天を心配していたのは、どうやらわたしだけではなかったようです。本当のところ、学校ではどんな存在だったのだ、天は。どれだけ先生方の手を焼かせていたのだ。想像するだけで恐ろしくなります。
一連のことを通じてふと思い出したのは、仕事関係の集まりで、たまたま隣に座った方と話をしていたときのことです。
その方は以前占い師をされていたそうです。
なんとなくの話の流れで、実は息子のことで悩みがある、と打ち明けたのです。
その方は、「もっとちゃんと見ないとわからないんだけど」と言いながら、天の名前から簡単な占いをしてくださいました。
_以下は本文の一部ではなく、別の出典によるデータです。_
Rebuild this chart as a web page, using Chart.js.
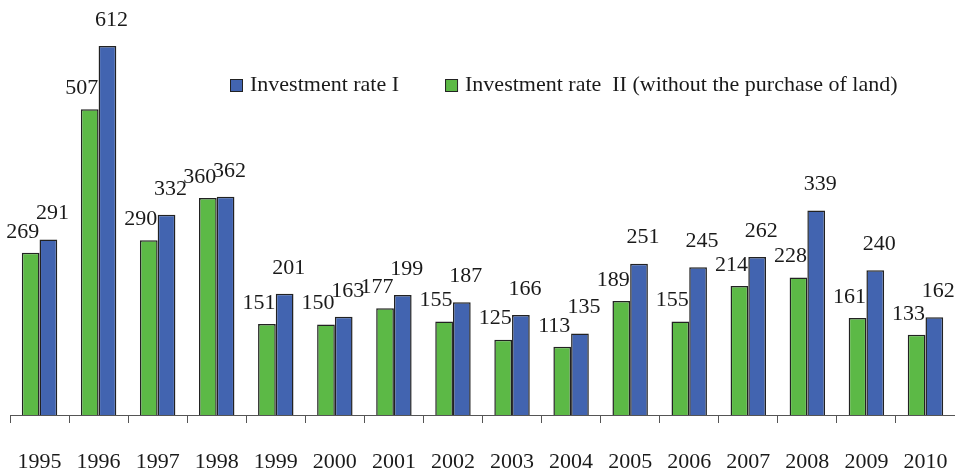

その方は天のフルネームを見てうーん・・・としばらく考えたあとで、こう言いました。
「確かに20歳まではたいへんね。でも、20歳を過ぎるとすごくよくなるの。この子は、先生や上司に恵まれます。だから、よい人生を歩める」
これは、わたしが聞きたかった言葉です。きっとその方も、言葉を選んで選んで、わたしのために言ってくれたのだと思います。
いつかわたしがいなくなっても、天は先生や上司に恵まれて、よい人生を歩むことができる。実際、そのとおりになっている。そう考えると、とたんに未来が明るいものに見えてきました。
そうであるならば、なんの心配もありません。
最後までおつきあいいただき、ありがとうございました。